Die prachtige, eigenlijk te warme lente die op het juiste moment, weer afkoelde, waardoor alle bloesems net uit de knop als het ware stil stonden, de tijd van groei en verval vertragend. Witte appelbloesem, de paarse seringen, de donkerroze meibomen, de rode hibiscus en de kleine bloemetjes van de sierappeltjes... En zie, de kaarsen van de kastanjebomen pronkten al en in de Achterhoek was het bezaaid met pinksterbloemen en waren de groene weiden bespikkeld met gele paardebloemen. En dan dat intense, intense lichte groen, dat jonge smeuige, sappige blad.
Een langzame, en zware lente... zo heb ik het nog nooit beleefd. Zwaar van bloesemdracht, van kleur en verlangen. Ik had zeeën van tijd op mijn vrije dagen en dwaalde zonder doel door Amsterdam, op zoek naar oude sporen en verlangend om nieuwe sporen te maken. Door Den Bosch, waar ik vroeger regelmatig kwam, maar dan doelbewust naar redactievergaderingen van Francicaans Leven.

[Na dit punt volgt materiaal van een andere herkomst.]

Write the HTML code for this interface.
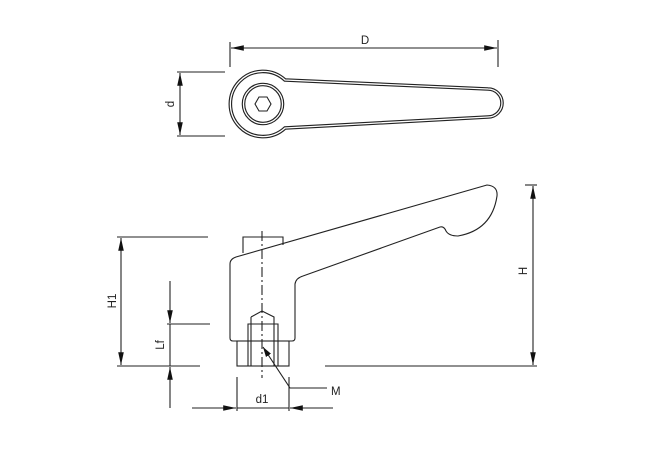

Nu besloot ik door al die straatjes en steegjes te dwalen, die vroeger lonkten, een rondje rondom de kathedraal, waar je de tijd niet voor had.
Het maakte me mild en zacht: dat dan zo vaak in de nauwe stegen, de torens van de Dom van St Jan te zien waren. Zó waren woonplekken van mensen vroeger: verankerd en gecentreerd rondom de kerk. Altijd in je dagelijkse gang, een vingerwijzing naar de hemel, ofwel naar een andersoortige verblijfplaats dan wij stervelingen bevolken.
Franciscaans leven: en zo is het misschien concreet en op praktisch nivo: rondzwerven zoals Franciscus van Assisi, overal en nergens thuis, 'een goede dag mensen, een goede avond', zoals de Paus die zijn naam heeft gekozen zijn entree in de wereld maakte en daarmee iedereen ontwapende. Hij lijkt daarmee te willen zeggen: ik ben niet meer of minder dan elk van jullie, wie ben ik, dat ik het weet? Wie ben ik dat ik op een voetstuk zou staan?
Zo'n wijze van omgaan, daar kun je naar verlangen. Niet teveel woorden, geen bombarie, niks willen verzekeren, vastzetten. Eerder een stille omhelzing; vertrouwen uitstralen, er willen zijn voor een ander. Simpelweg bestaan vanuit je eigen grond en ontluiken en jouw omgeving zo tot iets feestelijks maken . Zoals deze langzame, warme, zware lente.